"A Trader's Life" from Fallout: A Post-Nuclear Role Playing Game on Windows, MS-DOS, mac OS (1997)
Composer: Mark Morgan
Album: Fallout, & Fallout: The Soundtrack
Label: GOG [discontinued], & Interplay Productions
Publisher: Interplay Productions
Developer: Interplay Productions
It's been a while since I last played Fallout, so 10 years. If you had asked me yesterday I would have said that this was the music played either in every settlement except for the vaults and Necropolis or during the randomized encounters while out wandering the wasteland. I likely would not have guessed that it played exclusively in The Hub, although The Hub itself is a sprawling five-map area that is a central trading hub of what was the Southern California basin. And I know I didn't count "A Trader's Life" among my favorite songs from Fallout when I last played nine years ago, but listening to this now does bring back memories of that trimetric wasteland of brahmin feces and death.

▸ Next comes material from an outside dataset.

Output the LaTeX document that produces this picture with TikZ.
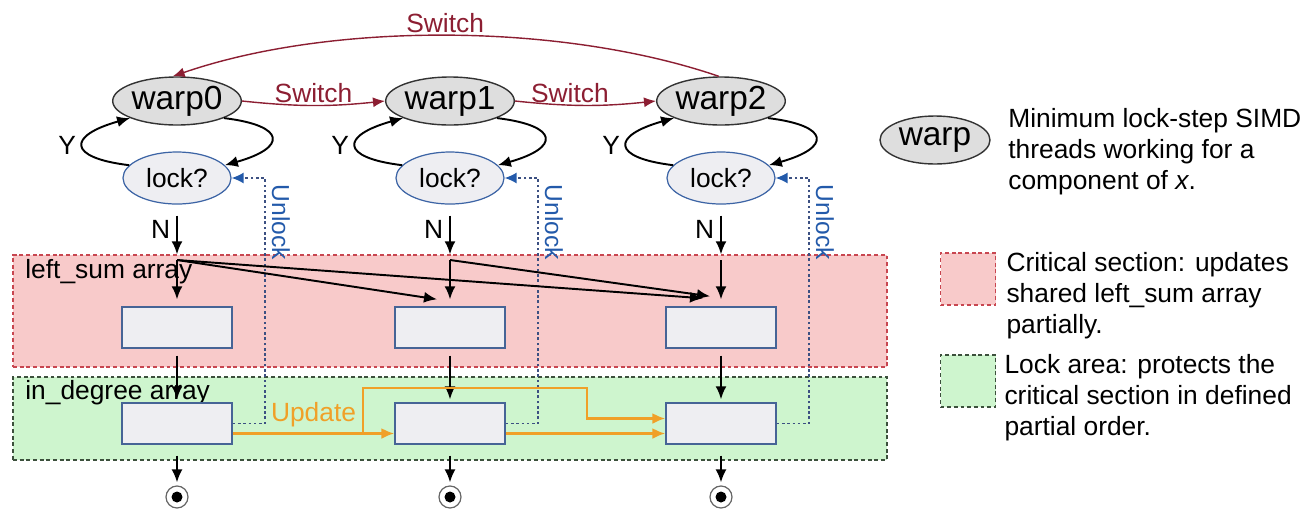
\documentclass[tikz,border=0pt]{standalone}
\usepackage{fontspec}
\setmainfont{Liberation Sans}
\usepackage{xcolor}
\definecolor{swred}{RGB}{140,30,50}
\definecolor{lkblue}{RGB}{60,100,165}
\definecolor{ulline}{RGB}{60,80,130}
\definecolor{ulblue}{RGB}{35,90,170}
\definecolor{updorange}{RGB}{240,160,40}
\definecolor{csred}{RGB}{248,202,202}
\definecolor{csborder}{RGB}{200,70,80}
\definecolor{lagreen}{RGB}{206,245,206}
\definecolor{laborder}{RGB}{60,80,60}
\definecolor{cellfill}{RGB}{238,238,242}
\definecolor{cellborder}{RGB}{70,100,150}
\usepackage{tikz}
\usetikzlibrary{positioning,arrows.meta,calc,shapes.geometric}
\newcommand{\txtsize}{\fontsize{15}{17.6}\selectfont}
\newcommand{\warpsize}{\fontsize{19}{22}\selectfont}
\newcommand{\unlsize}{\fontsize{14}{16}\selectfont}

\begin{document}
\begin{tikzpicture}[
  font=\txtsize,
  warp/.style={ellipse, draw=black!80, fill=black!13, line width=0.8pt, minimum width=2.2cm,
    minimum height=0.96cm, inner sep=0pt, font=\warpsize},
  lockq/.style={ellipse, draw=lkblue, fill=cellfill, line width=0.7pt, minimum width=2.16cm,
    minimum height=1.04cm, inner sep=0pt},
  cell/.style={draw=cellborder, fill=cellfill, line width=0.8pt, minimum width=2.2cm, minimum height=0.82cm},
  region/.style={line width=0.8pt, dash pattern=on 2.2pt off 1.6pt},
  endpt/.style={circle, draw=black!60, line width=0.7pt, minimum size=0.44cm, inner sep=0pt,
    path picture={\fill[black] (path picture bounding box.center) circle (0.11);}},
  arrow/.style={-{Latex[length=2.6mm,width=2.2mm]}, line width=1.1pt},
  sw/.style={-{Latex[length=2.4mm,width=2mm]}, line width=0.8pt, swred},
  unl/.style={-{Latex[length=2.4mm,width=2.2mm,color=ulblue]}, ulline, line width=0.9pt, dash pattern=on 1.5pt off 1.5pt},
  upd/.style={-{Latex[length=2.6mm,width=2.2mm]}, updorange, line width=1.3pt}]

  \useasboundingbox (0,0) rectangle (26.32,-10.18);

  % --- shared arrays (background) ---
  \node[region, fill=csred, draw=csborder, minimum width=17.48cm, minimum height=2.24cm] (cs) at (9.0,-6.22) {};
  \node[region, fill=lagreen, draw=laborder, minimum width=17.48cm, minimum height=1.66cm] (la) at (9.0,-8.37) {};
  \node[anchor=base west, inner sep=0pt] (lslbl) at (0.5,-5.56) {left\_sum array};
  \node[anchor=base west, inner sep=0pt] (idlbl) at (0.5,-7.98) {in\_degree array};

  % --- one column per warp ---
  \foreach \i/\x in {0/3.54, 1/9.0, 2/14.42} {
    \node[warp]  (w\i)   at (\x,-2.02) {warp\i};
    \node[lockq] (lk\i)  at (\x,-3.56) {lock?};
    \node[cell]  (ls\i)  at (\x,-6.55) {};
    \node[cell]  (id\i)  at (\x,-8.47) {};
    \node[endpt] (end\i) at (\x,-9.94) {};
    \coordinate (fan\i) at (\x,-5.2);
    \draw[arrow] (w\i.-20) .. controls +(1.25,-0.15) and +(1.25,0.35) .. (lk\i.15);
    \draw[arrow] (lk\i.165) .. controls +(-1.25,0.15) and +(-1.25,-0.35) .. node[left]{Y} (w\i.200);
    \draw[arrow, shorten <=2.2mm] (lk\i.south) -- node[left]{N} (lk\i.south |- cs.north);
    \draw[arrow] (fan\i) -- ([yshift=1.4mm]ls\i.north);
    \draw[arrow, shorten <=1.4mm] (ls\i.south) -- ([yshift=0.6mm]id\i.north);
    \draw[arrow, shorten <=2.2mm] (id\i.south) -- ([yshift=0.6mm]end\i.north);
    \draw[unl] (id\i.east) -- ++(0.65,0) |- node[pos=0.41, rotate=-90, anchor=south, font=\unlsize, text=ulblue]{Unlock} (lk\i.east);
  }

  % --- warp switching ---
  \draw[sw] (w0.east) to[bend right=6] node[above, inner sep=1pt]{Switch} (w1.west);
  \draw[sw] (w1.east) to[bend right=6] node[pos=0.38, above, inner sep=1pt]{Switch} (w2.west);
  \draw[sw] (w2.95) .. controls (11.2,-0.44) and (6.6,-0.44) .. node[above, inner sep=1pt]{Switch} (w0.100);

  % --- left_sum updates ---
  \draw[arrow] (fan0) -- ([xshift=-2.6mm,yshift=1.4mm]ls1.north);
  \draw[arrow] (fan0) -- ([xshift=-3.6mm,yshift=1.6mm]ls2.north);
  \draw[arrow] (fan1) -- ([xshift=-2.2mm,yshift=2mm]ls2.north);

  % --- in_degree updates ---
  \coordinate (upb) at (7.26,-8.67);
  \coordinate (upk) at (11.74,-7.76);
  \draw[upd] ([yshift=-2mm]id0.east) -- node[above]{Update} ([yshift=-2mm]id1.west);
  \draw[upd] (upb) |- (upk) |- ([yshift=1mm]id2.west);
  \draw[upd] ([yshift=-2mm]id1.east) -- ([yshift=-2mm]id2.west);

  % --- legend ---
  \node[warp] (lgw) at (18.7,-2.8) {warp};
  \node[anchor=west, align=left, inner sep=0pt] (lgwt) at (20.16,-3.04)
    {Minimum lock-step SIMD\\threads working for a\\component of \textit{x}.};
  \node[region, fill=csred, draw=csborder, minimum width=1.1cm, minimum height=1.04cm] (lgcs) at (19.36,-5.58) {};
  \node[anchor=north west, align=left, inner sep=0pt] (lgcst) at ([xshift=2mm]lgcs.north east)
    {Critical section: updates\\shared left\_sum array\\partially.};
  \node[region, fill=lagreen, draw=laborder, minimum width=1.1cm, minimum height=1.04cm] (lgla) at (19.36,-7.62) {};
  \node[anchor=north west, align=left, inner sep=0pt] (lglat) at ([xshift=1.6mm]lgla.north east)
    {Lock area: protects the\\critical section in defined\\partial order.};
\end{tikzpicture}
\end{document}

I also want to bring attention to the instrumentation, using a lot of instruments that could hypothetically have been played during the time of this game: flutes, drums, sitar-adjacent string instruments, brake drums, didgeridoos (maybe?), some kind of electronic instrument-thing.
You could probably also guess that we're featuring music from Fallout because of the release of the Fallout series on Amazon Prime tomorrow (Wednesday, April 10th, unless you already watched it on Twitch), and I have high hopes for that series because of course I do.